The Four-Hour Work Day will dramatically reduce our use of energy, our use of fossil fuels, but what will in fact be a quieter life by today’s standards, will really socially richer; richer to a level we don’t yet understand.

 

Wednesday, August 1, 2012

Conventional thinking versus revolutionary thinking


Albert Einstein - the thinking that brought
us here, will not take us into the future.
Continuing with business as usual is similar to maintaining the status quo, needing only conventional thinking.

Switching to and understanding how we could be fulfilled and content by working fewer hours, demands revolutionary thinking.

Such innovative thinking begins with the abandonment of cherished, but seriously dated concepts and then their replacement with something new; something that sits comfortably with our evolving world.

Agile, athletic and energetic thinking will help us understand the advantages of that new paradigm; a paradigm that without option we have to theoretically, politically and practically understand, and adopt, because of the damage we have inflicted on the equilibrium of our climate.

Fulfilment in life for all thrives more on co-operation than competition and as Thomas H. Greco writes in “The End of Money and the Future of Civilization ….”to recognize that we all have fundamental interests in common; and to organize and co-ordinate our actions to achieve common goals”.

Working a four-hour day is about common goals and co-operation, but it is a concept that is unquestionably beyond the comprehension of most and being wholly disruptive it will end, without question, life as we know it.

Disturbing as that might sound it is in fact a good thing for life as it is abounds with inequity; an inequity resulting from a globalized economy being forced upon on a world-society still fundamentally driven by localism.

We have a globalized economy – money travels uninhibited by national borders, but even in the relatively economically tiny Australia we, in Tony Abbott’s words, “must turn back the boats”, illustrating resistance to a globalized civilization.

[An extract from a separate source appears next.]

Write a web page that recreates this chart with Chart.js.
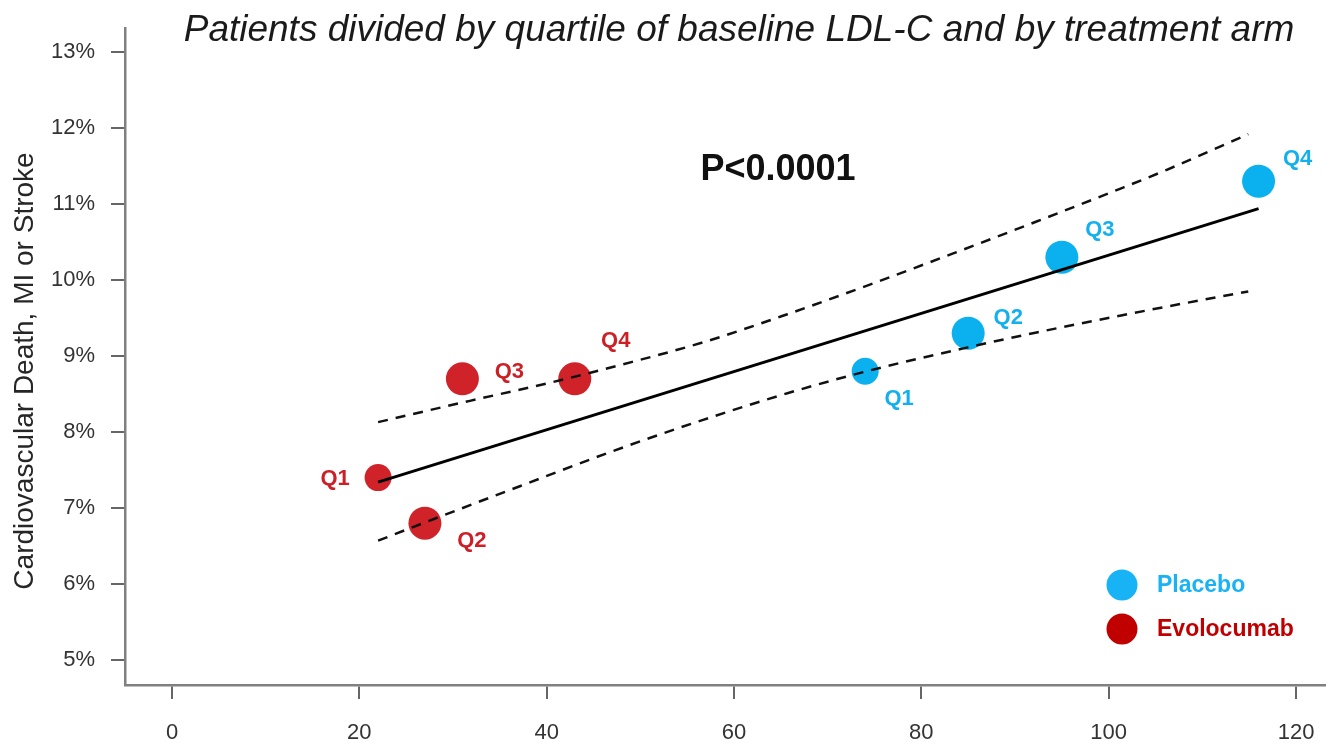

The growth mandate of the globalized economy clearly puts profit ahead of people and even a cursory look at world circumstances illustrates that many have been brutalized and plunged into poverty through pursuit of that tumour-like ideal.

Greco's book explains
the difference between
co-operation and
competition.
That unrelenting quest for growth is exactly what has brought us to this position and that causes me to think of Albert Einstein’s observation that the thinking that has led to this will not be adequate to take us beyond it.

Considering Greco’s observation about the importance of co-operation ahead of competition and Einstein’s suggestion that we need to refresh and invigorate our thinking, it appears obvious, at least to me, that we must willingly surrender many of modern life’s trappings.

Many draw their optimism from technology and human ingenuity pointing to our magical modern life as justification of their faith, but embedded in that conviction is a disturbing indifference to the science on which that celebrated technology and equally acclaimed ingenuity depend.

Most everything we enjoy in our modern world depends on science and yet we ignore that science at our peril; a science that unequivocally declares that we, because of our behaviour, have wounded earth’s atmosphere.